Story must also be used, O'Brien said, to communicate emotion, in this case, "the emotion of what it's like to be young and almost dead all the time."
Tying Together Emotion and Story
"Going After Cacciato" depicts a platoon chasing down a young man who walks away from the hell he's inexplicably thrust into. "The Things They Carried" is an examination of the literal and emotional "things" carried by Vietnam soldiers.
O'Brien wanted to walk away. He carried emotional burdens then, and he still carries them. He has used those emotions to tell the story that he feels should be told.

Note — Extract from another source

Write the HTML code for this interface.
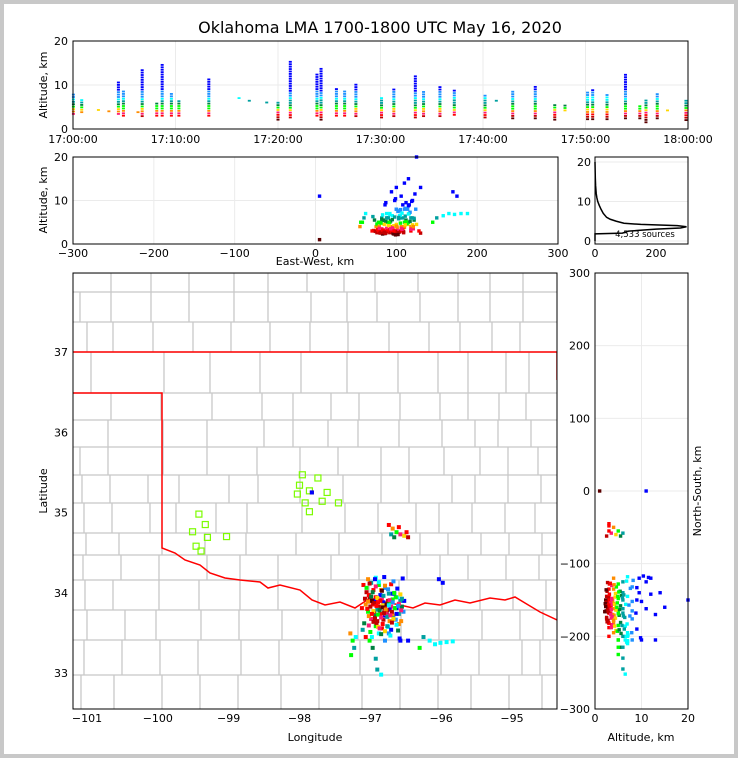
<!DOCTYPE html>
<html><head><meta charset="utf-8"><style>
body{margin:0;background:#c8c8c8;}
svg{display:block;font-family:"DejaVu Sans","Liberation Sans",sans-serif;}
</style></head><body>
<svg id="fig" width="738" height="758" viewBox="0 0 738 758" xmlns="http://www.w3.org/2000/svg">
<rect x="4" y="4" width="730" height="750" fill="#fff"/>
<text x="380" y="33" font-size="16" text-anchor="middle">Oklahoma LMA 1700-1800 UTC May 16, 2020</text>
<g id="top"></g>
<g id="mid"></g>
<g id="hist"></g>
<g id="map"></g>
<g id="ns"></g>
</svg>
<script>
// ---- data ----
const colMinutes=[0.04,0.85,2.48,3.5,4.43,4.92,6.34,6.75,8.17,8.7,9.6,10.33,13.25,16.2,17.2,18.9,20.0,21.2,23.8,24.2,25.7,26.5,27.6,30.1,31.3,33.4,34.2,35.8,37.2,40.2,41.3,42.9,45.1,47.0,48.0,50.2,50.7,52.1,53.9,55.3,55.9,57.0,58.0,59.8];
const colAltLo=[3.4,3.8,4.3,4.0,3.4,3.0,3.8,2.9,3.0,3.0,3.0,3.0,3.0,7.0,6.4,6.0,2.1,2.6,3.0,2.1,3.0,3.0,2.9,2.6,2.9,2.6,2.9,2.9,3.2,2.6,6.4,2.4,2.4,2.1,4.2,2.2,2.2,2.2,2.4,2.4,1.5,2.4,4.2,2.0];
const colAltHi=[7.9,6.8,4.3,4.0,10.9,9.0,3.8,13.7,5.9,15.0,8.3,6.8,11.7,7.4,6.4,6.0,6.2,15.5,12.8,14.0,9.5,8.9,10.4,7.1,9.0,12.3,8.5,9.6,8.9,7.6,6.4,8.8,9.6,5.9,5.8,8.5,8.9,7.9,12.6,5.3,6.9,7.9,4.2,6.9];
// sources: east-west km, north-south km, altitude km
const srcEW=[78,82,88,92,85,95,100,105,80,88,96,104,110,116,120,75,84,92,100,108,114,122,78,86,94,102,110,118,82,90,98,106,114,88,96,104,92,100,86,98,106,112,94,90,102,76,70,124,118,108,80,84,88,90,95,75,100,120,130,105,110,115,120,125,130,108,118,112,128,55,58,60,56,62,150,158,165,172,180,188,145,170,175,5,5,125,110,100,115,83,91,97,103,87,93,99,105,79,111,89,101,
72,76,80,84,88,92,96,100,104,108,112,116,120,
74,78,82,86,90,94,98,102,106,110,114,118,122,
77,81,85,89,93,97,101,105,109,113,117,121,
79,83,87,91,95,99,103,107,111,115,
73,79,85,91,97,103,109,115,121,
71,81,93,105,117,
87,99,111,123,
83,95,107,119];
const srcNS=[-120,-125,-118,-128,-135,-135,-132,-140,-145,-145,-148,-150,-148,-145,-150,-155,-155,-158,-160,-158,-160,-158,-165,-165,-168,-166,-170,-168,-175,-178,-176,-178,-176,-185,-188,-186,-195,-192,-150,-152,-162,-140,-142,-162,-172,-138,-160,-165,-182,-190,-205,-215,-230,-245,-252,-200,-205,-205,-205,-45,-50,-55,-58,-60,-62,-58,-48,-62,-55,-195,-205,-215,-225,-200,-200,-205,-210,-208,-207,-206,-215,-120,-125,0,0,-150,-140,-170,-160,-150,-152,-156,-163,-171,-148,-166,-154,-142,-174,-181,-168,
-128,-132,-126,-138,-130,-124,-136,-129,-134,-127,-139,-133,-141,
-147,-151,-144,-153,-146,-150,-143,-155,-149,-152,-145,-154,-147,
-161,-158,-164,-157,-163,-159,-162,-156,-165,-160,-157,-163,
-171,-168,-174,-169,-173,-167,-172,-170,-175,-168,
-181,-184,-179,-186,-182,-185,-180,-183,-178,
-190,-193,-188,-195,-191,
-120,-117,-123,-119,
-200,-196,-198,-202];
const srcAlt=[4,6,7,5,3,4,8,6,2.5,3,3.5,2.8,5,7,6,4,3.2,2.6,3,3.5,4.5,5.5,5,2.4,3,2.2,3.8,6,3.5,2.8,2.5,4,8,5,3,6.5,7,4.5,9,10,11,9.5,12,6,7.5,2.6,3,8,4,9,5,5.5,6,6,6.5,3,8,10,13,3,4,5,3.5,4.5,2.5,6,3,5.5,3,4,5,6,5,7,6,6.5,7,6.8,7,7,5,12,11,1,11,20,14,13,15,2.3,3.3,4.2,2.7,5.2,3.7,2.1,4.8,3.1,6.4,2.9,3.4,
3.1,4.6,2.7,5.4,3.6,6.8,2.4,4.1,7.6,3.3,5.1,9,4.4,
2.9,3.8,5.7,2.5,4.3,3.1,6.2,2.2,3.6,8,4.9,3.4,5.9,
3.3,2.6,4.5,3.0,5.3,2.3,3.9,6.6,2.8,4.7,7.3,3.5,
4.1,3.2,2.5,5.0,3.7,2.9,6.1,3.4,4.4,8.8,
5.5,3.6,2.7,4.2,3.0,5.8,2.6,6.9,4.0,
6.3,4.8,3.5,7.9,5.2,
9.5,10.4,8.2,11.5,
6.7,5.6,7.1,9.8];
const histAlt=[0,1.8,2,2.5,3,3.3,3.6,3.9,4.2,4.5,5,5.5,6,7,8,9,10,11,12,13,14,16,20];
const histCount=[0,0,90,110,200,280,300,270,150,95,70,50,38,27,20,14,9,6,4,3,2,1,0];
const timeTicks=["17:00:00","17:10:00","17:20:00","17:30:00","17:40:00","17:50:00","18:00:00"];
const lonTicks=[-101,-100,-99,-98,-97,-96,-95];
const latTicks=[37,36,35,34,33];
const stationLon=[-97.96,-97.74,-98.00,-97.86,-98.03,-97.61,-97.92,-97.68,-97.45,-97.86,-99.42,-99.33,-99.51,-99.30,-99.03,-99.46,-99.39];
const stationLat=[35.47,35.43,35.34,35.27,35.23,35.25,35.12,35.14,35.12,35.01,34.98,34.85,34.76,34.69,34.70,34.58,34.52];

// ---- helpers ----
const NS_='http://www.w3.org/2000/svg';
function mk(parent,tag,attrs){const e=document.createElementNS(NS_,tag);for(const k in attrs)e.setAttribute(k,attrs[k]);parent.appendChild(e);return e;}
function txt(parent,x,y,s,size,anchor,name,rot){const t=mk(parent,'text',{x:x,y:y,'font-size':size,'text-anchor':anchor||'middle'});if(rot)t.setAttribute('transform','rotate(-90 '+x+' '+y+')');t.textContent=s;


return t;}
function altColor(a){if(a<2.5)return '#5a0000';if(a<3)return '#c00000';if(a<3.4)return '#ff0000';if(a<3.8)return '#ff1a75';if(a<4.2)return '#ff8c00';if(a<4.6)return '#ffd700';if(a<5.2)return '#00ff00';if(a<5.8)return '#008040';if(a<6.5)return '#00a0a0';if(a<7.2)return '#00ffff';if(a<8.5)return '#1e90ff';return '#0000ff';}
function lin(d0,d1,r0,r1){return v=>r0+(v-d0)/(d1-d0)*(r1-r0);}
const G='#ebebeb';

// ---- top panel ----
(function(){const g=document.getElementById('top');const X=lin(0,60,73,688),Y=lin(0,20,129,41);
[10,20,30,40,50].forEach(m=>{const l=mk(g,'line',{x1:X(m),x2:X(m),y1:41,y2:129,stroke:G});

});
const h=mk(g,'line',{x1:73,x2:688,y1:Y(10),y2:Y(10),stroke:G});


colMinutes.forEach((m,i)=>{for(let a=colAltLo[i];a<=colAltHi[i]+0.01;a+=0.55){const r=mk(g,'rect',{x:X(m)-1.5,y:Y(a)-1,width:3,height:1.8,fill:altColor(a)});

}});
const f=mk(g,'rect',{x:73,y:41,width:615,height:88,fill:'none',stroke:'#000'});


[0,10,20].forEach(v=>txt(g,68,Y(v)+4,String(v),11,'end','top-y-tick'));
timeTicks.forEach((s,i)=>txt(g,X(i*10),143,s,11,'middle','time-tick'));
txt(g,47,85,'Altitude, km',11,'middle','top-y-axis-title',true);})();

// ---- middle panel ----
(function(){const g=document.getElementById('mid');const X=lin(-300,300,73,558),Y=lin(0,20,244,157);
[-200,-100,0,100,200].forEach(v=>{const l=mk(g,'line',{x1:X(v),x2:X(v),y1:157,y2:244,stroke:G});

});
const h=mk(g,'line',{x1:73,x2:558,y1:Y(10),y2:Y(10),stroke:G});


srcEW.forEach((e,i)=>{const r=mk(g,'rect',{x:X(e)-1.7,y:Y(srcAlt[i])-1.7,width:3.4,height:3.4,fill:altColor(srcAlt[i])});

});
const f=mk(g,'rect',{x:73,y:157,width:485,height:87,fill:'none',stroke:'#000'});


[0,10,20].forEach(v=>txt(g,68,Y(v)+4,String(v),11,'end','mid-y-tick'));
[-300,-200,-100,0,100,200,300].forEach(v=>txt(g,X(v),257,String(v).replace('-','−'),11,'middle','ew-tick'));
txt(g,315,265,'East-West, km',11,'middle','ew-axis-title');
txt(g,47,200,'Altitude, km',11,'middle','mid-y-axis-title',true);})();

// ---- histogram ----
(function(){const g=document.getElementById('hist');const X=lin(0,200,595,656),Y=lin(0,20,241,162);
[0,10,20].forEach(v=>{const l=mk(g,'line',{x1:595,x2:688,y1:Y(v),y2:Y(v),stroke:G});

});
const p=mk(g,'polyline',{points:histAlt.map((a,i)=>X(histCount[i])+','+Y(a)).join(' '),fill:'none',stroke:'#000','stroke-width':1.5});


const f=mk(g,'rect',{x:595,y:157,width:93,height:87,fill:'none',stroke:'#000'});


[0,10,20].forEach(v=>txt(g,591,Y(v)+4,String(v),11,'end','hist-y-tick'));
[0,200].forEach(v=>txt(g,X(v),257,String(v),11,'middle','hist-x-tick'));
txt(g,645,237,'4,533 sources',8.5,'middle','source-count-label');})();

// ---- map ----
(function(){const g=document.getElementById('map');const X=lin(-101,-95,87,512),Y=lin(37,33,352,673);
const cl=mk(g,'clipPath',{id:'mapclip'});mk(cl,'rect',{x:73,y:273,width:484,height:436});
const cg=mk(g,'g',{'clip-path':'url(#mapclip)'});


const bands=[[273,292,[113,150,190,232,268,309,343,376,416,458,492,522]],[292,322,[80,113,150,190,232,268,313,346,378,418,458,492,522]],[322,352,[85,113,155,192,232,268,310,350,388,430,458,492,522]],[352,393,[92,162,210,262,300,348,396,438,470,505,530]],[393,420,[110,162,210,262,295,330,360,398,440,470,498,527]],[420,447,[110,162,208,262,293,330,357,400,440,475,500,530]],[447,475,[80,110,162,208,255,300,340,380,410,442,480,510,537]],[475,503,[80,110,150,178,230,256,300,345,380,410,450,475,510,540]],[503,533,[85,110,150,178,215,248,300,345,380,415,440,470,505,537]],[533,555,[85,120,160,205,248,295,340,380,420,450,480,510,540]],[555,580,[85,120,160,205,240,280,330,360,405,440,470,505,540]],[580,610,[85,115,158,200,238,278,320,368,400,440,480,515,545]],[610,640,[85,125,158,200,240,280,320,360,400,440,480,520,545]],[640,675,[85,120,160,200,240,280,320,360,400,440,480,520,540]],[675,709,[80,115,160,200,240,280,320,360,400,440,470,510,540]]];
let d='';bands.forEach((b,i)=>{d+='M73 '+b[0]+'H557';b[2].forEach((x,j)=>{const o=((i*7+j*3)%5)-2;d+='M'+(x+o)+' '+b[0]+'V'+b[1];});});
mk(cg,'path',{d:d,stroke:'#c8c8c8','stroke-width':1.3,fill:'none'});
const red='M73 393H162V548L175 553L185 560L200 565L210 573L225 578L240 580L260 582L268 588L280 585L300 590L312 600L325 605L340 602L355 608L370 598L385 602L400 605L413 608L425 603L440 605L455 600L470 603L490 598L505 600L515 597L525 603L540 612L557 620M73 352H557V380';
const rp=mk(cg,'path',{d:red,stroke:'#ff0000','stroke-width':1.5,fill:'none'});


stationLon.forEach((lo,i)=>{const s=mk(cg,'rect',{x:X(lo)-3,y:Y(stationLat[i])-3,width:6,height:6,fill:'none',stroke:'#7cfc00','stroke-width':1.2});

});
srcEW.forEach((e,i)=>{const lon=-97.88+e/92,lat=35.25+srcNS[i]/111;const r=mk(cg,'rect',{x:X(lon)-2,y:Y(lat)-2,width:4,height:4,fill:altColor(srcAlt[i])});

});
const f=mk(g,'rect',{x:73,y:273,width:484,height:436,fill:'none',stroke:'#000'});


lonTicks.forEach(v=>txt(g,X(v),722,String(v).replace('-','−'),11,'middle','longitude-tick'));
latTicks.forEach(v=>txt(g,68,Y(v)+4,String(v),11,'end','latitude-tick'));
txt(g,315,741,'Longitude',11,'middle','longitude-axis-title');
txt(g,47,491,'Latitude',11,'middle','latitude-axis-title',true);})();

// ---- north-south panel ----
(function(){const g=document.getElementById('ns');const X=lin(0,20,595,688),Y=lin(-300,300,709,273);
[-200,-100,0,100,200].forEach(v=>{const l=mk(g,'line',{x1:595,x2:688,y1:Y(v),y2:Y(v),stroke:G});

});
const v=mk(g,'line',{x1:X(10),x2:X(10),y1:273,y2:709,stroke:G});


srcNS.forEach((n,i)=>{const r=mk(g,'rect',{x:X(srcAlt[i])-1.7,y:Y(n)-1.7,width:3.4,height:3.4,fill:altColor(srcAlt[i])});

});
const f=mk(g,'rect',{x:595,y:273,width:93,height:436,fill:'none',stroke:'#000'});


[300,200,100,0,-100,-200,-300].forEach(t=>txt(g,590,Y(t)+4,String(t).replace('-','−'),11,'end','ns-tick'));
[0,10,20].forEach(t=>txt(g,X(t),722,String(t),11,'middle','ns-altitude-tick'));
txt(g,641,741,'Altitude, km',11,'middle','ns-x-axis-title');
txt(g,701,491,'North-South, km',11,'middle','ns-y-axis-title',true);})();
</script>
</body></html>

Via vividly descriptive passages and dialogue that leave little doubt as to how characters feel, readers discover why Cacciato walked away. They find out why Vietnam soldiers carried what they did back then - and why they and their families continue to carry what they do today.
O'Brien will always have to carry certain things. But above all, he'll continue to carry his faith in story.
"The word war is such an abstraction - it's almost meaningless as a word," O'Brien says. "It's not until it's something specific that it takes on any meaning, and often that's through a story."
O'Brien's fictional narrator in "The Things They Carried" goes so far as to argue that beyond giving the abstract a specific meaning, story has an even greater purpose.
"I want you to feel what I felt. I want you to know why story-truth is truer sometimes than happening-truth," he says.
In other words, a story can express better than facts or statistics when it comes to explaining the almost inexplicable things in life – like the Vietnam War.